Há vínculo de ascendência nas memórias afetivas que nos marcaram a pele.
Os tenho em casa e na vida.
Ontem conversei com um ancestral.
Bati um papo com Jorge Amado.
Estava ao seu lado, despojadamente, sentado no calçadão de Ilhéus, observando nada mais que pessoas.
Olhando gente, como me dizia ele: “esta peculiar ‘espécie’ que compõe a civilização cacaueira”.
Freio a charrete do tempo para frisar que, neste momento, o Amado, incisivamente, indicando meus pés, cravava que ali estavam grudados visgos de cacau, que jamais soltariam.
Ao que logo completava apontando, discretamente, com o olhar para frente, em direção a algumas “figuras típicas” locais, fonte de inspiração para seus personagens e visão de mundo que transbordava em suas obras.
Compartilhávamos impressões, cochichávamos perspectivas comuns.
A natureza humana é o que há de mais curioso no universo, reafirmava o mestre.
Seu Jorge me confirmou de “pé de orelha” o que já havia indicado nos livros.
Informação privilegiada.
“Somos, enquanto ser, povo, a tragédia e a redenção do cosmos.
Todos os paradoxos em um só corpo.”
Deus e o Diabo na Terra do Sol.
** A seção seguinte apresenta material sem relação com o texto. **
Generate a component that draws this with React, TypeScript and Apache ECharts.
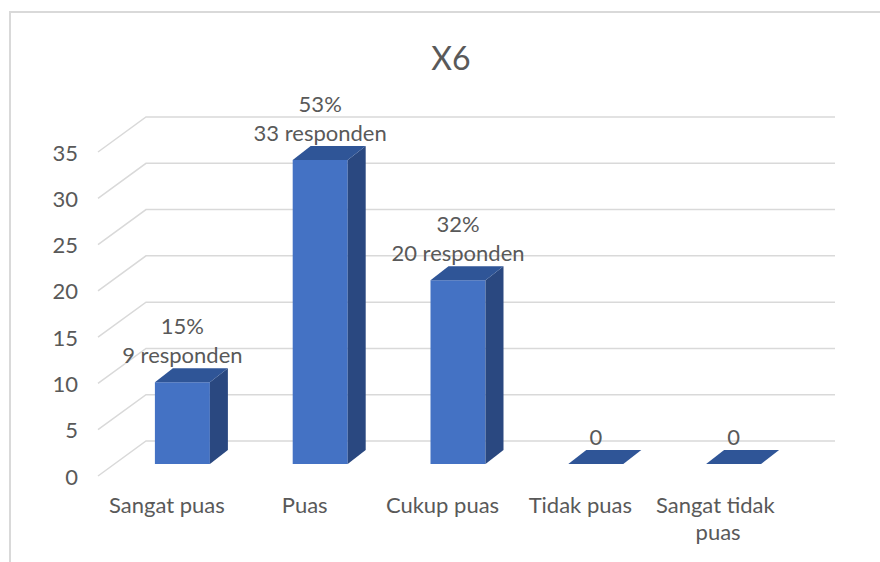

Ok, ok isso é outro baiano, mas está tudo ali nas páginas amadianas. “Procure saber” alerta o Gil.
Sacro e profano, lado a lado. Emoção e razão. Lógica e distorção.
Vou ao barbeiro, que curte rock, é negro, nordestino, historiador e…bolsonarista.
Caê aponta que “alguma coisa está fora da ordem”.
“Viva o povo brasileiro”, sarcasticamente, bradava o outro conterrâneo, lá da Ilha.
Seu Jorge meneia a cabeça em reprovação, mas com ar complacente. O comunista de batente é mais parcimonioso e tolerante que eu nas questões de incoerência humana.
Salve Jorge!
Conhece a alma a fundo. Disseca como ninguém o âmago baiano com Deus no coração (We are Carnaval) e outros 600 demônios a correr pelas veias!
Na esquina, após mil tons de julgamento ao cidadão que aparou meus pelos, sou traído pelos meus instintos e caio no pecado da gula.
Acarajé a três reais é covardia demais para um baiano desterrado.
Especialmente, em tempos atuais quando se confirmam a profecia do poeta do coqueirinho, : “a gente não pode comer feijão, a gente não pode comer arroz…”
“Triste (e feliz) Bahia, ó quão dessemelhante!